The chapters are full of named sections, lists of what makes up his life in Provincetown: Haven, Movie, Pilgrim, Foglifter, Wally, Imposter Syndrome. This pointillistic style allows Lisicky to build his story impressionistically. There are no surprises in the general plot, per se: Lisicky becomes the published writer and openly gay man we’ve come to know. But the “how” of it fascinates. As a young man, the questions are many and often about sex: Is he the boyfriend type? Does he like casual sex? What kind of sex does he like? Also central are the ups and downs of his creative endeavors and the conflicts inherent in a town that is both religiously conservative, thanks to Portuguese immigrants, and an internationally known LGBTQ resort.
He especially captures the fear I’d almost forgotten — the intensity with which we as gay men so often feared one another. It was particularly fascinating to find out, near the end, the prism of this long look through the ’90s. He is looking back from 2018, when he begins taking PrEP, the AIDS prophylaxis, and having what we then called “unprotected sex.”
Unprotected sex now means sex without health insurance, he notes, contemplating a semester’s work with another university: He must verify that their provider will pay for his PrEP. Living now in the presence of sex without fear, his past and present look different to him. “How many times did HIV fear masquerade as other fears?” When Lisicky describes watching a young man having sex with four other men at once, his lack of fear — not fearlessness — is almost erotic to him.
“There’s no fear in his face, no resistance,” he writes. “No hand raised to say pull out when one man’s face tightens in ecstasy. No fear about being interpreted as a slut, none of those worn-out cares about self-destruction. He’s simply a young man who hasn’t had to take the costs of a plague into his blood. He isn’t rebelling. ... He’s not hiding. Not envisioning a premature death, not contending with the deaths of 10 friends, 25 friends, keep going. I’m in awe. When he gets home he’ll toss some green vegetables into a clear glass bowl.” Here at last, the queer life freed from the religious condemnation and the fear of death he always thought he’d find in Provincetown.
Having begun by asking “Who Am I,” Lisicky closes by asking who he could have been. “What could I have made out of the fear I held back,” he says — a statement more than a question, as if gesturing toward all of it. “By which I mean: How many brain cells were burned up, extinguished?” It’s a powerful question many of us feel, as survivors of this time and the times after. What could our lives have been like if we hadn’t been made the target of the Republican right wing? What art, what pleasure, what happiness, could have been ours?
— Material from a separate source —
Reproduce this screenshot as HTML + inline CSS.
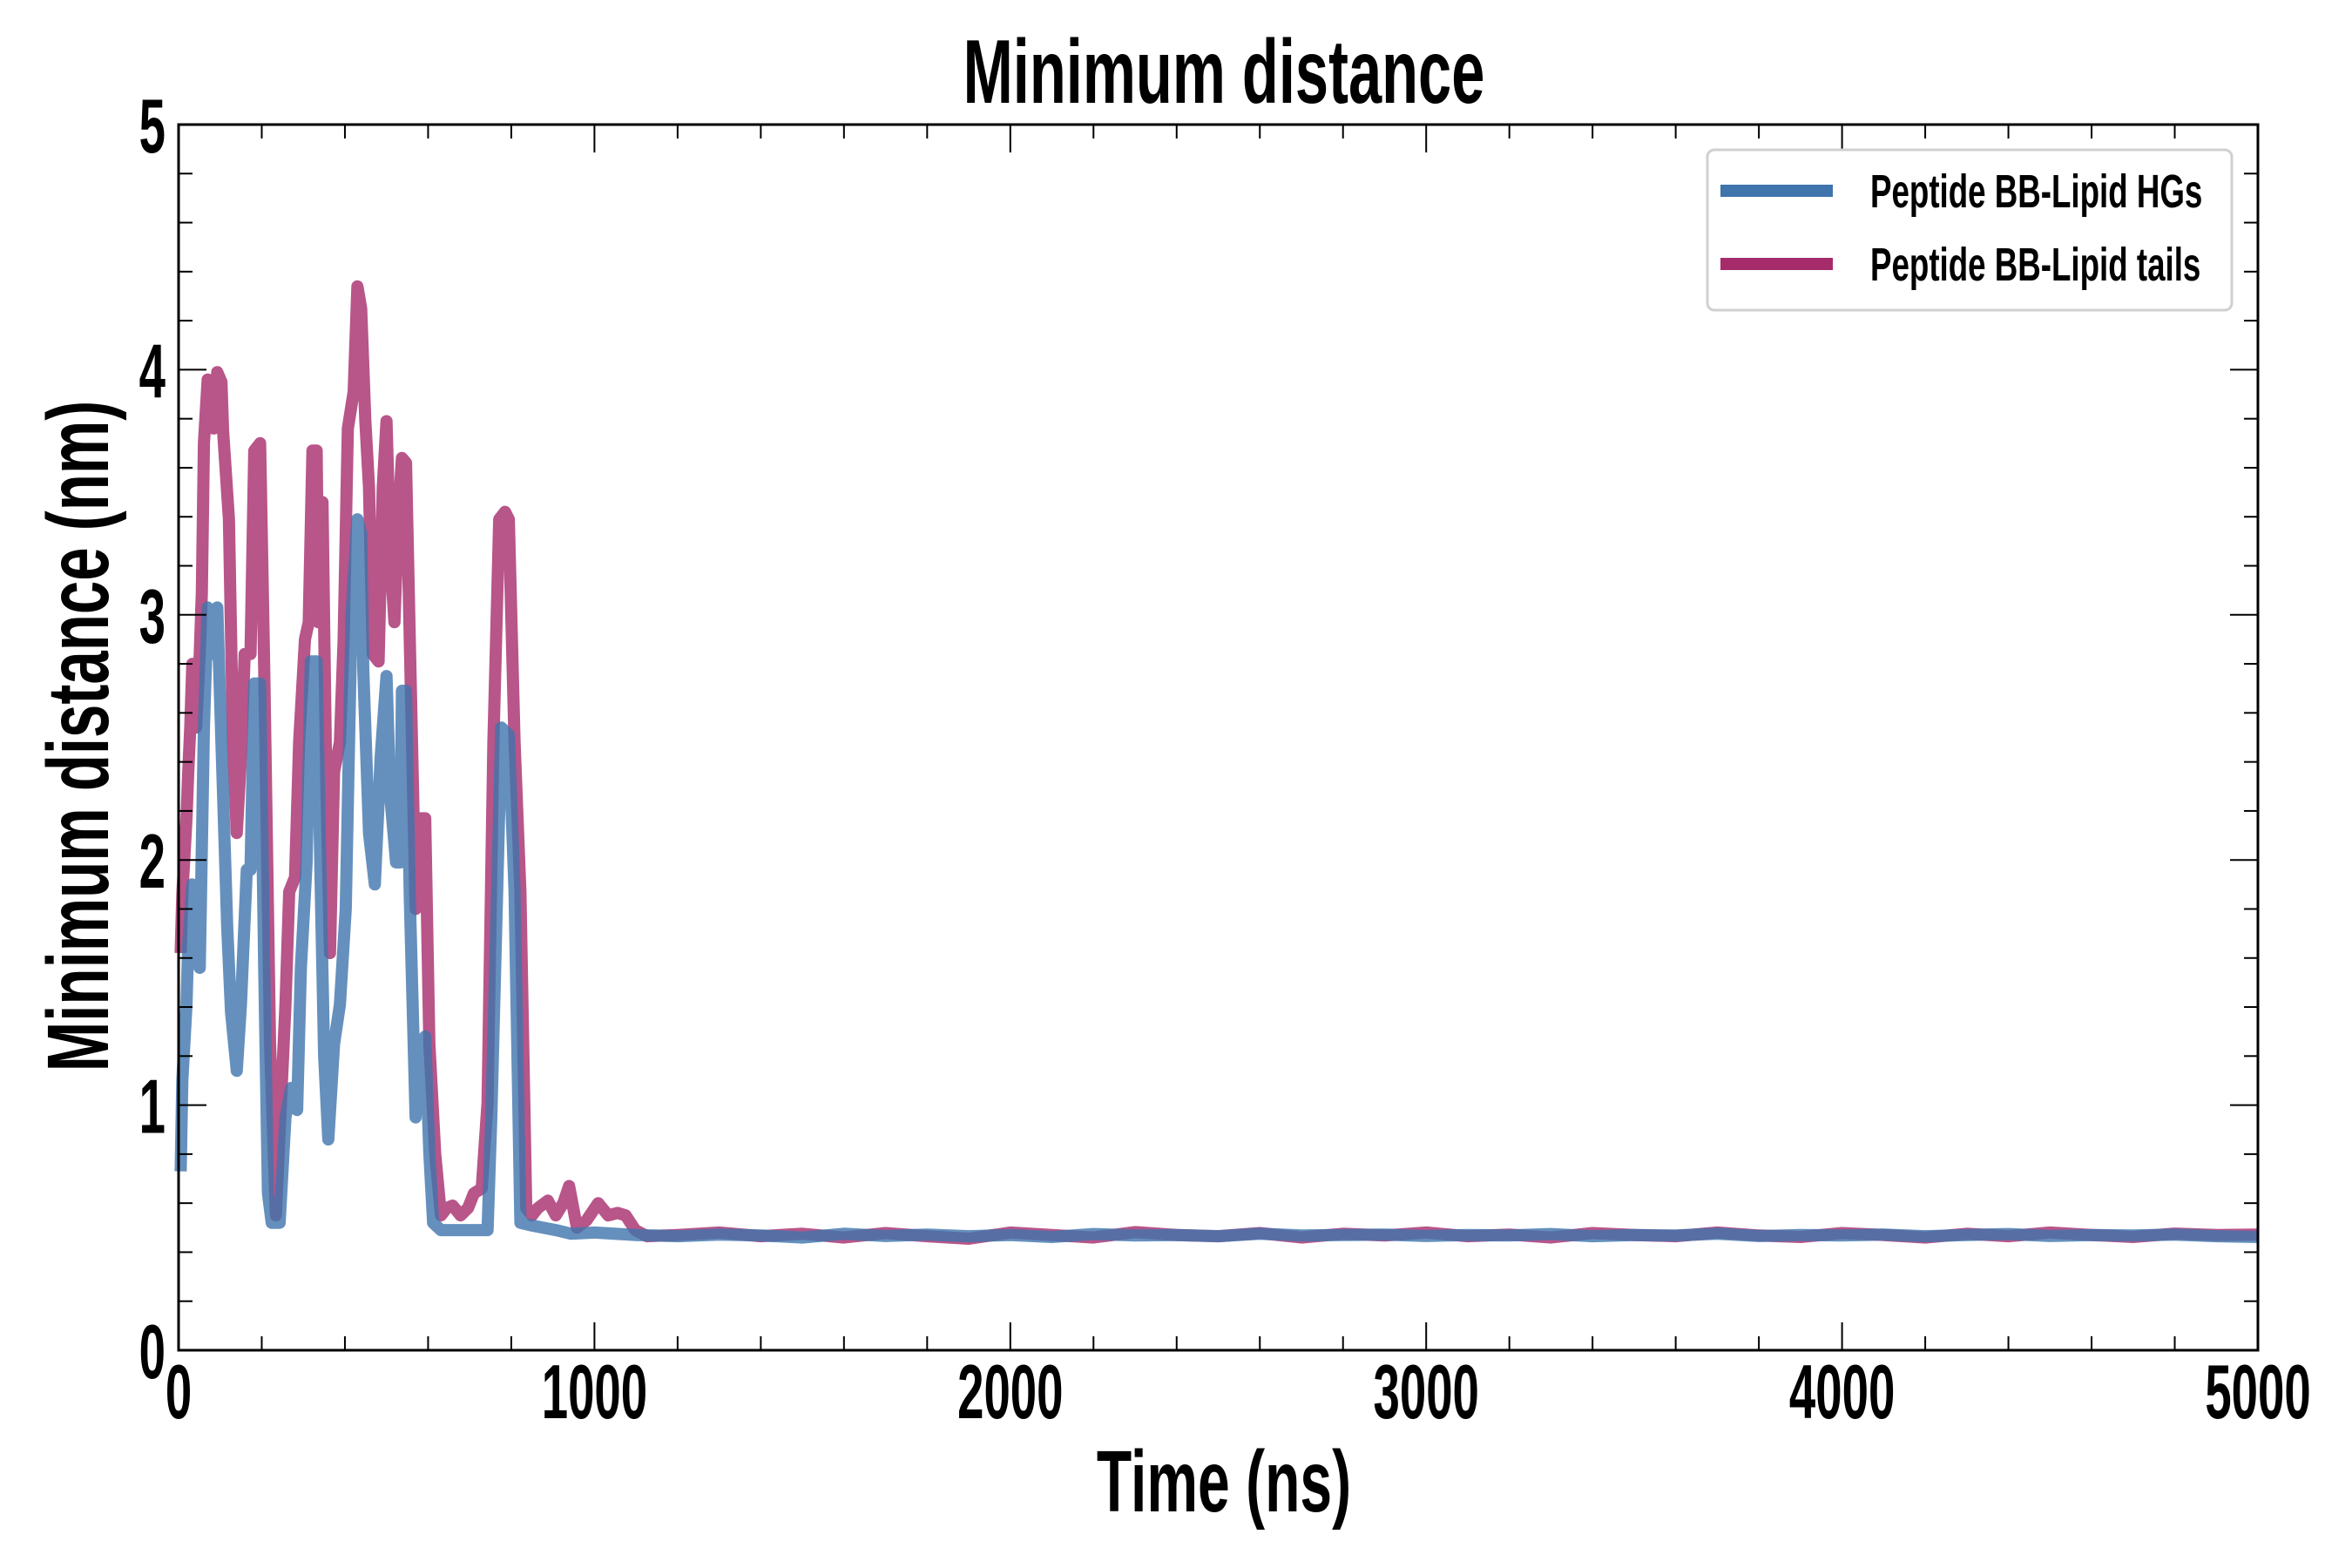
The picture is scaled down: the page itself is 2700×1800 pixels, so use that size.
<!DOCTYPE html>
<html><head><meta charset="utf-8"><style>
html,body{margin:0;padding:0;background:#fff;width:2700px;height:1800px;overflow:hidden}
svg{display:block}
text{font-family:"Liberation Sans Narrow","Liberation Sans",sans-serif;font-weight:bold;fill:#000}
</style></head><body>
<svg id="chart" width="2700" height="1800" xmlns="http://www.w3.org/2000/svg"></svg>
<script>
const xTicks=[0,1000,2000,3000,4000,5000];
const yTicks=[0,1,2,3,4,5];
const tailEarlyT=[5,9,19,23,28,33,42,51,56,61,70,84,93,103,107,121,131,140,150,159,173,182,196,206,220,234,243,257,266,280,290,304,313,322,332,336,346,355,364,374,388,397,407,421,430,439,449,458,467,481,491,500,509,519,528,537,547,556,570,584,593,603,617,631,645,659,678,696,710,729,743,757,771,785,794,808,822,836,850,864,888,907,925,939,958,981,1009,1033,1056,1075,1098,1126];
const tailEarlyV=[1.62,1.86,2.17,2.35,2.54,2.8,2.54,2.84,3.09,3.7,3.96,3.76,3.99,3.95,3.75,3.39,2.48,2.11,2.42,2.84,2.84,3.67,3.7,2.78,1.25,0.55,0.89,1.41,1.87,1.93,2.48,2.9,2.97,3.67,3.67,2.97,3.46,2.33,1.62,2.36,2.48,2.9,3.76,3.91,4.34,4.25,3.79,3.52,2.84,2.81,3.52,3.79,3.24,2.97,3.39,3.64,3.62,2.9,1.8,2.17,2.17,1.25,0.8,0.55,0.58,0.59,0.55,0.58,0.64,0.66,1.01,2.48,3.39,3.42,3.39,2.48,1.87,0.58,0.55,0.58,0.61,0.55,0.6,0.67,0.5,0.53,0.6,0.55,0.56,0.55,0.49,0.465];
const tailLateT=[1200,1300,1400,1500,1600,1700,1800,1900,2000,2100,2200,2300,2400,2500,2600,2700,2800,2900,3000,3100,3200,3300,3400,3500,3600,3700,3800,3900,4000,4100,4200,4300,4400,4500,4600,4700,4800,4900,5000];
const tailLateV=[0.47,0.48,0.465,0.475,0.46,0.478,0.465,0.455,0.48,0.47,0.46,0.482,0.47,0.465,0.478,0.46,0.475,0.468,0.48,0.465,0.472,0.46,0.478,0.47,0.465,0.48,0.468,0.462,0.478,0.47,0.46,0.475,0.465,0.48,0.47,0.462,0.476,0.47,0.472];
const hgEarlyT=[5,9,19,23,33,42,51,61,70,84,93,103,117,126,140,150,164,173,182,196,206,215,224,243,257,271,285,294,308,318,332,341,350,360,374,388,402,416,430,439,444,458,472,486,500,509,523,533,537,547,556,570,579,593,603,612,631,678,743,752,766,776,794,808,822,846,907,944];
const hgEarlyV=[0.73,1.1,1.41,1.65,1.9,1.59,1.56,2.54,3.03,2.84,3.03,2.48,1.72,1.38,1.14,1.41,1.96,1.96,2.72,2.72,1.56,0.64,0.52,0.52,0.95,1.07,0.98,1.56,1.99,2.81,2.81,1.96,1.2,0.86,1.25,1.41,1.8,3.0,3.39,3.33,2.78,2.11,1.9,2.42,2.75,2.26,1.99,1.99,2.69,2.69,1.85,0.95,1.25,1.28,0.8,0.52,0.49,0.49,0.49,0.95,1.87,2.54,2.51,1.87,0.52,0.51,0.49,0.475];
const hgLateT=[1000,1100,1200,1300,1400,1500,1600,1700,1800,1900,2000,2100,2200,2300,2400,2500,2600,2700,2800,2900,3000,3100,3200,3300,3400,3500,3600,3700,3800,3900,4000,4100,4200,4300,4400,4500,4600,4700,4800,4900,5000];
const hgLateV=[0.48,0.47,0.465,0.472,0.468,0.46,0.475,0.466,0.472,0.465,0.47,0.462,0.474,0.468,0.47,0.465,0.475,0.468,0.47,0.472,0.466,0.47,0.468,0.474,0.465,0.47,0.468,0.475,0.466,0.47,0.468,0.472,0.465,0.47,0.474,0.466,0.47,0.468,0.472,0.465,0.462];

const L=205,R=2592,T=143,B=1550;
const xs=v=>L+(v-0)/5000*(R-L);
const ys=v=>B-(v-0)/5*(B-T);
const svg=document.getElementById('chart');
const NS='http://www.w3.org/2000/svg';
function mk(tag,attrs,parent){const e=document.createElementNS(NS,tag);for(const k in attrs)e.setAttribute(k,attrs[k]);(parent||svg).appendChild(e);return e;}

function series(T_,V_,color,name){
  const d=T_.map((t,i)=>(i?'L':'M')+xs(t).toFixed(1)+','+ys(V_[i]).toFixed(1)).join('');
  const p=mk('path',{d:d,fill:'none',stroke:color,'stroke-width':14,'stroke-linejoin':'round','stroke-opacity':0.8});
  
  
}
series(tailEarlyT.concat(tailLateT),tailEarlyV.concat(tailLateV),'#a62b6b','series-lipid-tails');
series(hgEarlyT.concat(hgLateT),hgEarlyV.concat(hgLateV),'#3f74ad','series-lipid-hgs');

const fr=mk('rect',{x:L,y:T,width:R-L,height:B-T,fill:'none',stroke:'#000','stroke-width':3});



const tg=mk('g',{stroke:'#000','stroke-width':2});


for(let v=0;v<=5000;v+=200){const x=xs(v),len=(v%1000===0)?32:16;
  mk('line',{x1:x,x2:x,y1:B,y2:B-len},tg);mk('line',{x1:x,x2:x,y1:T,y2:T+len},tg);}
for(let i=0;i<=25;i++){const v=i*0.2,y=ys(v),len=(i%5===0)?32:16;
  mk('line',{x1:L,x2:L+len,y1:y,y2:y},tg);mk('line',{x1:R,x2:R-len,y1:y,y2:y},tg);}

function ctext(x,y,size,sx,anchor,str,name,rot){
  const t=mk('text',{'text-anchor':anchor,'font-size':size,transform:'translate('+x+','+y+')'+(rot?' rotate(-90)':'')+' scale('+sx+',1)'});
  t.textContent=str;
  
  
  return t;
}
xTicks.forEach(v=>ctext(xs(v),1628,88,0.62,'middle',String(v),'x-tick-label'));
yTicks.forEach(v=>ctext(190,ys(v)+32,88,0.62,'end',String(v),'y-tick-label'));
ctext(1405,118,104,0.66,'middle','Minimum distance','chart-title');
ctext(1405,1735,100,0.66,'middle','Time (ns)','x-axis-title');
ctext(124,845,100,0.69,'middle','Minimum distance (nm)','y-axis-title',true);

const lg=mk('g',{});


mk('rect',{x:1960,y:172,width:602,height:184,rx:8,fill:'#fff',stroke:'#d0d0d0','stroke-width':3},lg);
[['Peptide BB-Lipid HGs','#3f74ad',219],['Peptide BB-Lipid tails','#a62b6b',303]].forEach(e=>{
  const g=mk('g',{},lg);
  
  
  mk('line',{x1:1975,x2:2104,y1:e[2],y2:e[2],stroke:e[1],'stroke-width':14},g);
  const t=mk('text',{'font-size':54,transform:'translate(2147,'+(e[2]+19)+') scale(0.68,1)'},g);t.textContent=e[0];
});
</script>
</body></html>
The bitter bargain living as a queer person in America has been for so long.
This memoir is much like his Provincetown, exulting in tenderness and lust, lit with flashes of poignant spectacle, even the majestic — the way a drag queen at night can become, in sequins under a spotlight, full of the fire and beauty we associate with goddesses, before descending back to the realm of the human. “When people in their twenties swallow this pill,” he writes of PrEP, “they take a different story into their body.” The one they’d never know otherwise is here.
Chee is the author of the novel “The Queen of the Night” and the essay collection “How to Write an Autobiographical Novel.”